Marco sceglie di vivere il più libero possibile a bordo del suo piccolo veliero, non è nato povero in qualche favela senza opportunità; e questa scelta è uno dei messaggi più forti con cui la società dovrebbe fare i conti. O meglio, è proprio perché li fa che ne trae spavento, allontanando quasi scientificamente ogni possibilità di eco: il format del criceto deve rimanere saldo, il messaggio di una vita alternativa meno schiava di falsi bisogni invece bandito. Pensate se storie come quelle di de Montis o Moitessier venissero insegnate nelle scuole, magari insieme a Pepe Mujica e altri ‘EROI’; non solo dunque riferimenti di successo nel senso triviale del termine, ma anche alternative percorribili da chi a volte ha bisogno solo di uno stimolo e un faro, per comprendere i giusti valori. Ci lamentiamo che il livello morale si stia abbassando, che le nuove generazioni ci sconcertano, ma non facciamo nulla per cambiare rotta, adducendo le colpe a una non meglio identificata causa aliena. Quando in realtà siamo noi la causa di tutto, noi che ridiamo di Marco o gli rifiutiamo un aiuto economico, pronti però a darlo a qualche chiesa per “pagarsi l’indulgenza”. A molti credenti (e tra i velisti presumo ce ne siano a bizzeffe) piace parlare di Gesù e dei suoi insegnamenti, ma lui professava la povertà (non la miseria) e viveva di poco, non lavorava, non produceva, per scelta; oggi se lo incontrassimo per strada, probabilmente ci gireremmo dall’altra parte con uno sfuggente “vai a lavorare!”. Ma il paradosso è che in suo nome si devolvono somme di ogni tipo per far si che il suo messaggio…

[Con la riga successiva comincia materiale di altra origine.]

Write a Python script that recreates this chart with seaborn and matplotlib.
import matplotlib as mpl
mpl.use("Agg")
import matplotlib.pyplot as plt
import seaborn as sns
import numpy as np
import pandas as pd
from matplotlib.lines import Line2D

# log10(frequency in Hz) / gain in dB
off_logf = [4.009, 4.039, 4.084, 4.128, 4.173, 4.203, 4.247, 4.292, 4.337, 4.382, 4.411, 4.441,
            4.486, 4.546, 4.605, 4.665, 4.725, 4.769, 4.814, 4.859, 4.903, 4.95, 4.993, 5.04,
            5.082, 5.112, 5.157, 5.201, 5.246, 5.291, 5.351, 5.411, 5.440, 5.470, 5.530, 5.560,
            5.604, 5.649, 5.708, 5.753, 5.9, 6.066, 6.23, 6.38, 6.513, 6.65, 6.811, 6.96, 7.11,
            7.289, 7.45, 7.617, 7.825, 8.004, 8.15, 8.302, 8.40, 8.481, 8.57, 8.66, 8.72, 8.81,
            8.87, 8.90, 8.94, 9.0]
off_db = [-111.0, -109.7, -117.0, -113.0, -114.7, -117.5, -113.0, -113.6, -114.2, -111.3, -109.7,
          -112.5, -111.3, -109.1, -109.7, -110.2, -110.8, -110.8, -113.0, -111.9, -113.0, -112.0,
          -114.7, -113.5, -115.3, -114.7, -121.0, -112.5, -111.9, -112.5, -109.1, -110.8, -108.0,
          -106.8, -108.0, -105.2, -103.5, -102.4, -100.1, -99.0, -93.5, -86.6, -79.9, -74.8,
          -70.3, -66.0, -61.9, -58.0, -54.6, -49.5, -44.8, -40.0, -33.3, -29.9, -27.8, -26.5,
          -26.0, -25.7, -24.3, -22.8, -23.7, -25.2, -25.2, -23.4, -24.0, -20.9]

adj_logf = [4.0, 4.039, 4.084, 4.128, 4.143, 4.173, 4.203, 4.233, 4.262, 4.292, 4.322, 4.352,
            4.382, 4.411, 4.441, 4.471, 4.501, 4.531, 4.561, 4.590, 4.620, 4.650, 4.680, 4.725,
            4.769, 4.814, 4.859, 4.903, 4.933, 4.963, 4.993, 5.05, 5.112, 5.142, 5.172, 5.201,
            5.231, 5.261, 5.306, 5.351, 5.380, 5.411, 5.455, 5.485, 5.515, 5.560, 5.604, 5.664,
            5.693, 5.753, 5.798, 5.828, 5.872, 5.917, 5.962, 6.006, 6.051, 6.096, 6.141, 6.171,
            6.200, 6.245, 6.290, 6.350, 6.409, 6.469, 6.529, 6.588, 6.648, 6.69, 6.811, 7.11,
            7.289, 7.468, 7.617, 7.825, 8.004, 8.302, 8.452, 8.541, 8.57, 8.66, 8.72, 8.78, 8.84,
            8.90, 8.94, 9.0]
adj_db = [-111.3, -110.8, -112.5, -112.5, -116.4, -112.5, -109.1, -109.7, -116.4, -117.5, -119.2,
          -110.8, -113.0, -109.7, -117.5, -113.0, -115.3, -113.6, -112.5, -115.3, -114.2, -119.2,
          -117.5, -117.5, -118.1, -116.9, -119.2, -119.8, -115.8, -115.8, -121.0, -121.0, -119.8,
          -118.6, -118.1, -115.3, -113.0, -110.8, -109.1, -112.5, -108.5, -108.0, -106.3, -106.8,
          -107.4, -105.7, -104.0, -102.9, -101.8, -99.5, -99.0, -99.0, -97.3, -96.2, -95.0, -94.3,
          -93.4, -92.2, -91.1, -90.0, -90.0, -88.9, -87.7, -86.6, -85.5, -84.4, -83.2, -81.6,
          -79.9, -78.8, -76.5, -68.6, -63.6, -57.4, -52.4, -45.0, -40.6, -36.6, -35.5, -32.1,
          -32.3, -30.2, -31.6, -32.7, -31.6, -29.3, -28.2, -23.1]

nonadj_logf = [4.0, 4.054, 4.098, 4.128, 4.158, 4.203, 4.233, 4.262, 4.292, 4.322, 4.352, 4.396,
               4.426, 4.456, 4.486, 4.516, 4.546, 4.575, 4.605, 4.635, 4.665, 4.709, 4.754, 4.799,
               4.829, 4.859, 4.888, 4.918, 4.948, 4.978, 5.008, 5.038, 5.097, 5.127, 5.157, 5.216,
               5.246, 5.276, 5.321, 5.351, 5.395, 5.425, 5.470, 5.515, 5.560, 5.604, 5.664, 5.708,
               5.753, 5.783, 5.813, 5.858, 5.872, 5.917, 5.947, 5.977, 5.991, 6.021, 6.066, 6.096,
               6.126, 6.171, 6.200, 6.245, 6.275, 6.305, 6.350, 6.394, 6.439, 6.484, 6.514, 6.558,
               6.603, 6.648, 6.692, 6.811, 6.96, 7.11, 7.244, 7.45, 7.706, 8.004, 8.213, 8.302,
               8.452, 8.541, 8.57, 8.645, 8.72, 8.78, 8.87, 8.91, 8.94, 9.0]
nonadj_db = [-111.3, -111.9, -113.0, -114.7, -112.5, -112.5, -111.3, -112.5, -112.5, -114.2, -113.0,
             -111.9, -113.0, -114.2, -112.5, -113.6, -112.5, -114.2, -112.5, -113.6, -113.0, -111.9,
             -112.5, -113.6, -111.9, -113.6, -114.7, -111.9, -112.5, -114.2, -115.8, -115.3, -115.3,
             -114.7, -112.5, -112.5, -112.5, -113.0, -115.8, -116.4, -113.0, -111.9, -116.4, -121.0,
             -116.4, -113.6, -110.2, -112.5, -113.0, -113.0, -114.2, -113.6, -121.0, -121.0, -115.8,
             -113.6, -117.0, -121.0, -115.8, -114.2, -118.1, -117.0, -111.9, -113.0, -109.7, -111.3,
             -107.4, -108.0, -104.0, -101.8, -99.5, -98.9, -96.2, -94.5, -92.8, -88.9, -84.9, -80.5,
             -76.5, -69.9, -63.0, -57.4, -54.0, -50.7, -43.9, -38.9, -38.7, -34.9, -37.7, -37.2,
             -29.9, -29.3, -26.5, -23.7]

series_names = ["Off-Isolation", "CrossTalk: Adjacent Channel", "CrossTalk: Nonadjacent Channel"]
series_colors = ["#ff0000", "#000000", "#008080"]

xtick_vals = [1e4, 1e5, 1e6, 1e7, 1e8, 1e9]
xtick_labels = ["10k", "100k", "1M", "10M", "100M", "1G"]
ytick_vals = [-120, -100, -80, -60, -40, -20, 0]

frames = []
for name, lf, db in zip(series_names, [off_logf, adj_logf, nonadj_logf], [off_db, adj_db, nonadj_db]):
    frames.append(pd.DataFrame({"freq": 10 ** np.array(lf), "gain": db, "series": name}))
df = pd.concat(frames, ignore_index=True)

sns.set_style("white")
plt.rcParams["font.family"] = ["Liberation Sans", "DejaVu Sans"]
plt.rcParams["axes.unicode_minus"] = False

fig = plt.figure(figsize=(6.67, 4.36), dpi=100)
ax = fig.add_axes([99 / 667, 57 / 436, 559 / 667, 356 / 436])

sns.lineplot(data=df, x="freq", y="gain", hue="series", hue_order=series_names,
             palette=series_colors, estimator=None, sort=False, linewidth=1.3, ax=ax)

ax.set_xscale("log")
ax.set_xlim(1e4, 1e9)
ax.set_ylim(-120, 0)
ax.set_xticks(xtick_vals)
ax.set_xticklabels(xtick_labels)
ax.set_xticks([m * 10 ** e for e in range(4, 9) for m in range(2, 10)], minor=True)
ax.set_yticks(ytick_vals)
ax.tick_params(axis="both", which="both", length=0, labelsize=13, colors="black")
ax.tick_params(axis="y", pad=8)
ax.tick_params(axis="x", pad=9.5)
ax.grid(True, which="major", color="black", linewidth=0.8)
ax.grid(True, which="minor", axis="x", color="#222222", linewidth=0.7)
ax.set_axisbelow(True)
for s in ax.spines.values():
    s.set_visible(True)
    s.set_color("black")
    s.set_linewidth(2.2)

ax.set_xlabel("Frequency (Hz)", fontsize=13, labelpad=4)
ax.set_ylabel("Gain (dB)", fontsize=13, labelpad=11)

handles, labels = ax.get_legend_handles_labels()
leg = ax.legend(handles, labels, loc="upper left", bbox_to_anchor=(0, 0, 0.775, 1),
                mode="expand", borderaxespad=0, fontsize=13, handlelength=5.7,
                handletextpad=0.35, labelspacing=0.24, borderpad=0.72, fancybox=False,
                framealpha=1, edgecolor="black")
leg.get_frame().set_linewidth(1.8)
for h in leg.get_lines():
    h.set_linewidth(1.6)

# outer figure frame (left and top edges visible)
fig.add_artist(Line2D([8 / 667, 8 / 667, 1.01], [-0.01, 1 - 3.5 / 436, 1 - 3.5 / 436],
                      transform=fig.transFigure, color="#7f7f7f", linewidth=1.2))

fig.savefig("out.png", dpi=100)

Cercate di non concentrarvi sul dito e guardate la luna, il paragone può apparire dissacrante, ma la realtà invece dice altro. Marco e Bernard hanno prodotto ‘miracoli’ concreti, perché hanno fatto sognare, hanno ispirato, hanno portato anch’essi dei messaggi importanti, hanno cambiato vite, senza volere nulla in cambio se non un po’ di solidarietà alla bisogna, e magari il rispetto di chi ancora non ha capito molto della vita.

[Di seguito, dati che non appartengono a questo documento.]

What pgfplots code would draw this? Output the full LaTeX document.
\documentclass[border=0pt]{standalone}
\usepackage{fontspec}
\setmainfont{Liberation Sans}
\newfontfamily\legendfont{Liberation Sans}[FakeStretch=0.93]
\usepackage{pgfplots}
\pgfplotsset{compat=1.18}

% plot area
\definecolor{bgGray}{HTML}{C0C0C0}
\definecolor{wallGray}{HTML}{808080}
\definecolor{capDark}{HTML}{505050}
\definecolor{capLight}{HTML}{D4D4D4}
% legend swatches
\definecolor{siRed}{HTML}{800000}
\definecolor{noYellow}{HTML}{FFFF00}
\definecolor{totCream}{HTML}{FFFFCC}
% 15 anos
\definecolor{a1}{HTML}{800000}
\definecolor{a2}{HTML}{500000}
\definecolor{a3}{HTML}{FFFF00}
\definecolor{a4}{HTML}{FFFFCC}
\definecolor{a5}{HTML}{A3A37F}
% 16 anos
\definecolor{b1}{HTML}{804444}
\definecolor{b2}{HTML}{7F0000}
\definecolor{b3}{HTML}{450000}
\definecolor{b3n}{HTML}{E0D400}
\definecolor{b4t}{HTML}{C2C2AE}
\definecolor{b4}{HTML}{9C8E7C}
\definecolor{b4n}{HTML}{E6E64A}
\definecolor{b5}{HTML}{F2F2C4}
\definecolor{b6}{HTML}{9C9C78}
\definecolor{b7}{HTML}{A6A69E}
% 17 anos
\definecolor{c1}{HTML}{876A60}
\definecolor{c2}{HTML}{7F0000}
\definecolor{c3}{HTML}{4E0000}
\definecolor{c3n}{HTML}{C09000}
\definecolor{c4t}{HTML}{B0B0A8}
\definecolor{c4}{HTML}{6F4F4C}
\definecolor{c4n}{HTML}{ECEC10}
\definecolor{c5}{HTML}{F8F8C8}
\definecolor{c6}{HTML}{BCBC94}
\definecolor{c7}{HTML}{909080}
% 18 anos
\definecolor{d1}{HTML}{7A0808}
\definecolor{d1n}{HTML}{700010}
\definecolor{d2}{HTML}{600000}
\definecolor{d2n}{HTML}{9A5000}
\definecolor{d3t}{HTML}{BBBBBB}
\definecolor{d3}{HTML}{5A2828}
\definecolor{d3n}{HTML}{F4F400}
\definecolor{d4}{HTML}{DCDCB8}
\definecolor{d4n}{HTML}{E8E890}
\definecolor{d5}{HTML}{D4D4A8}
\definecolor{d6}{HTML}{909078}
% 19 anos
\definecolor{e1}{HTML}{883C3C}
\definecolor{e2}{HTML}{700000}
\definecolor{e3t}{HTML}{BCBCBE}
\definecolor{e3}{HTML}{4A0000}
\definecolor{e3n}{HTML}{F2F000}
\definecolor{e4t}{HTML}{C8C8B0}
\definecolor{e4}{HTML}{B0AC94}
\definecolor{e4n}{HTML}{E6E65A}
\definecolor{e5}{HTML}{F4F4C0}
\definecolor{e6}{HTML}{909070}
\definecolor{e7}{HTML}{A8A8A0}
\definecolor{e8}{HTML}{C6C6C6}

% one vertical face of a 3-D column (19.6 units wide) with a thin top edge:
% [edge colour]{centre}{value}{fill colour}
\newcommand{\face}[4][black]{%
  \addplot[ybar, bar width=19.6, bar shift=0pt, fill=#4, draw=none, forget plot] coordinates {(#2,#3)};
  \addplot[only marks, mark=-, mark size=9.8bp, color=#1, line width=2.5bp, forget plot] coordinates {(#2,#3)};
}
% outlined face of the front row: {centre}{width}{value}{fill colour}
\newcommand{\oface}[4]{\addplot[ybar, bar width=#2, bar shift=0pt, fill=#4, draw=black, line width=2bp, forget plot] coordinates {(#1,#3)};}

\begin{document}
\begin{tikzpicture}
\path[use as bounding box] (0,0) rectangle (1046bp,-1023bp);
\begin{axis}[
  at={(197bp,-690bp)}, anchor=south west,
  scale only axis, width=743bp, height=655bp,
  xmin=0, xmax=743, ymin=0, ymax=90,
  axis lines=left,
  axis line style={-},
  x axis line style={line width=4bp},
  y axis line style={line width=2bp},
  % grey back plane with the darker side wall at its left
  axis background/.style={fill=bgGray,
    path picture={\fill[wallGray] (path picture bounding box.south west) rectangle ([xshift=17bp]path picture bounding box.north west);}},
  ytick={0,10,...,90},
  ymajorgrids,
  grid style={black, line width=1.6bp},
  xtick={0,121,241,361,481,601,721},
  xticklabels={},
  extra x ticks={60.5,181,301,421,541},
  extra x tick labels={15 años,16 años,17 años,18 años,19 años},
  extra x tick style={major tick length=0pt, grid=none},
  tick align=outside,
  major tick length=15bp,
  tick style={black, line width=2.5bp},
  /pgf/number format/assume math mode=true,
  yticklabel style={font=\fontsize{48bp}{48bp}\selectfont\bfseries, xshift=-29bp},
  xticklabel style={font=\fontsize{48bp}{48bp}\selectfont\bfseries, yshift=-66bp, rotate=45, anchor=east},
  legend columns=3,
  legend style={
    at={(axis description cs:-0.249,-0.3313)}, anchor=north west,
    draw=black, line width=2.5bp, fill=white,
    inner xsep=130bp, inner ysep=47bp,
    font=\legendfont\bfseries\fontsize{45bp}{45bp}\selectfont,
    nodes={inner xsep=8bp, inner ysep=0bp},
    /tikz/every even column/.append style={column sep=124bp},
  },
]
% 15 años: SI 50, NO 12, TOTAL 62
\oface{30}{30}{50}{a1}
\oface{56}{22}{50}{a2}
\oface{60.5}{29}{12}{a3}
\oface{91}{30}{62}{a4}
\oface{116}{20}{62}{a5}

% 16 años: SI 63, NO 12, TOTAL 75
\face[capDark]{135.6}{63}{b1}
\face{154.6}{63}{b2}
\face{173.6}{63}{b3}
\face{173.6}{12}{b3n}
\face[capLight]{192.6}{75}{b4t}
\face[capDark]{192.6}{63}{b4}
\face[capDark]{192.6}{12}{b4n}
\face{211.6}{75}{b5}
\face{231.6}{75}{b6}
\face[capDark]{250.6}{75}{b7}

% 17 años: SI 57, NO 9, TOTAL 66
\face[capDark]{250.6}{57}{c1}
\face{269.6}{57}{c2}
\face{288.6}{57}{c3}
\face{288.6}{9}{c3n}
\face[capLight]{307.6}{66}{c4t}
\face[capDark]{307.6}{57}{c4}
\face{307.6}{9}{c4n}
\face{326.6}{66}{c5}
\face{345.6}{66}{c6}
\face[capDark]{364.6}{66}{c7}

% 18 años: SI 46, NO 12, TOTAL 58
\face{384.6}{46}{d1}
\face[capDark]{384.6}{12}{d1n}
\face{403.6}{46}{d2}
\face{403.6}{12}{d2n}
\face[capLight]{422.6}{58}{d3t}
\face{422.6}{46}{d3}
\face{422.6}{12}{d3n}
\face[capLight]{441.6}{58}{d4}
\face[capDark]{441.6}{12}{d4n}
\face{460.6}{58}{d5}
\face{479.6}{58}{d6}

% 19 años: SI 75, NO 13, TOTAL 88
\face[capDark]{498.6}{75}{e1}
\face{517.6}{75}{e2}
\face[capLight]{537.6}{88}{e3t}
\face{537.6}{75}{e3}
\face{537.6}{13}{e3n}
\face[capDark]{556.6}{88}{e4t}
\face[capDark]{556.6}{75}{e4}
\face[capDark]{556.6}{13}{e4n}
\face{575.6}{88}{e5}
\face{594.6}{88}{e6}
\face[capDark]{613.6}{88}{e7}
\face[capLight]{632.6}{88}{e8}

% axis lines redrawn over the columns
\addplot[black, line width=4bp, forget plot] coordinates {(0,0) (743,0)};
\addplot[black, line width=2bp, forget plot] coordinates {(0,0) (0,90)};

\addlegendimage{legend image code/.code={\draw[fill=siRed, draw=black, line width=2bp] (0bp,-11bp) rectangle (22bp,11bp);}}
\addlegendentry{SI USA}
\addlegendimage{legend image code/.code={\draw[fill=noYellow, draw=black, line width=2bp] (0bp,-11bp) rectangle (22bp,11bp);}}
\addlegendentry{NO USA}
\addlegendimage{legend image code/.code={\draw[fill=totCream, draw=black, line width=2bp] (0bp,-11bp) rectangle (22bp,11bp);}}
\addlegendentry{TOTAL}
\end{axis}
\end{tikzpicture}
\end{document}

Da parte mia ho un rammarico, quello di non averlo potuto aiutare con il Fondo: la nostra idea nasce anche grazie a lui, pensando a persone coraggiose come de Montis, e perciò lui era il perfetto candidato per la nostra ‘mano da marinaio’; ma purtroppo tra la nascita e crescita economica di quello che da qualche amico viene definito un magnifico progetto utopistico, e la sua dipartita, c’è stato troppo poco tempo per incrociare le rotte.

Maurizio che lo ha conosciuto mi racconta, “mi avvicino alla barca e sinceramente da lontano non si capiva quale fosse la prua, la coperta era piena all’inverosimile di cime, parabordi, contenitori, cerate e bidoni di tutti i colori, insomma un bazar galleggiante… la barca più’ stravagante che avessi mai visto”.

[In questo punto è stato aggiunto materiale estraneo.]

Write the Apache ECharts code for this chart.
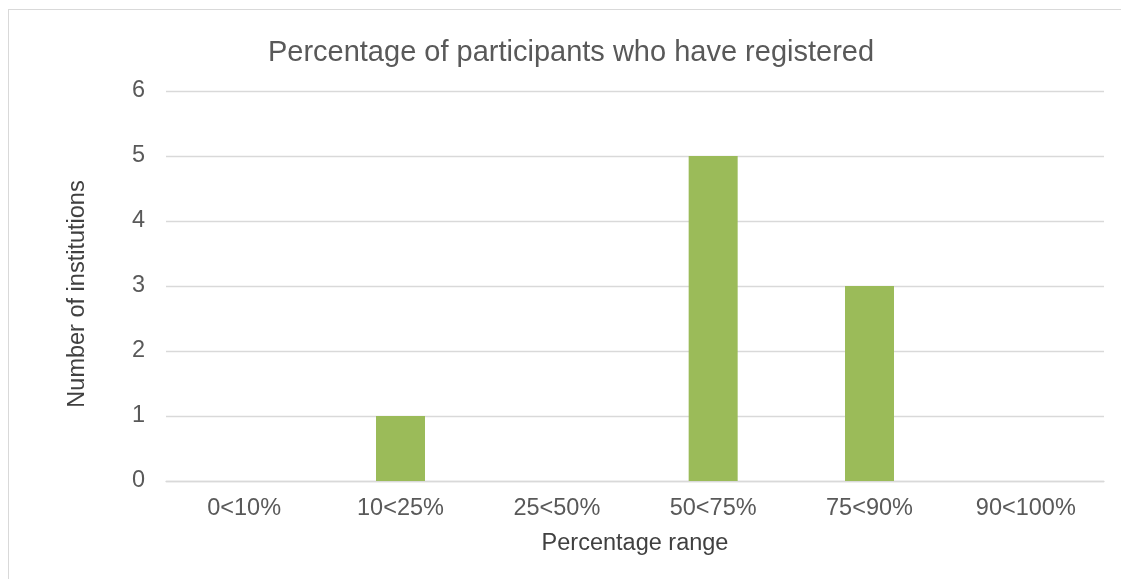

In un’intervista Marco dice riferendosi al suo piccolo “Saturn”, un Waarschip 725, “mi piace più che una casa, mi da pace, tranquillità”.

Dicevo del paragone con Bernard a vantaggio di Marco, in quanto il navigatore sardo si è dovuto scontrare con diverse angherie figlie di questa società alla deriva, tra le quali un furto importante di attrezzature, e soprattutto il rifiuto di un marina portoghese a offrirgli ormeggio vista la tempesta in cui si trovava: epilogo triste, con la perdita del suo primo sogno “Orion” di 9 metri, con cui era partito dall’Olanda, e per il quale aveva venduto tutti i suoi averi.

Nonostante ciò non si scoraggia, perché il desiderio di uscire da codesta società è più forte di ogni disgrazia, e quindi ricomincia a bordo di “Saturn”.

Per comprendere il suo stato d’animo e la sua pace negli occhi basta vedere il seguente video, in cui tra l’altro gli viene chiesto di dare un’occhiata al suo libro di bordo, e quando descrive i venti che ha incontrato, tipo F8, ha bisogno di aprire una piccola tabella per leggerne la corrispondenza in nodi: fantastico! Tutto il contrario del “velista della domenica” o di chiunque vede il mare troppo spesso come un palco da cui esibirsi, facendo a gara per saperne di più. Lui è totalmente fuori tali dinamiche. Lui è la vela, il mare nell’essenza più pura e spontanea. Ha poca importanza quanti nodi siano un F8, lui sa, la sua pelle sa che dopo una certa intensità deve ridurre tela, o mettersi alla cappa.

La foto che lo ritrae con quello che pochi definirebbero un sestante è emblematica: bimbo divertito e sognante che impugna un banale aggeggio di plastica, poco più di un goniometro, trasformandolo nel miglior strumento tecnologico di rilevamento posizione.

Voleva scappare dall’Italia, dove era approdato nella sua terra di origine, la Sardegna; via, via dal suolo italico faro della burocrazia contemporanea.

Desiderava atterrare in qualche isola del Pacifico, dove rimanere per il resto dei suoi giorni. Non ce l’ha fatta, ma in qualche modo sono certo che la sua anima si trovi proprio lì, magari a rollarsi una sigaretta insieme a Moitessier.

Grazie Marco per le tue scelte e il tuo coraggio.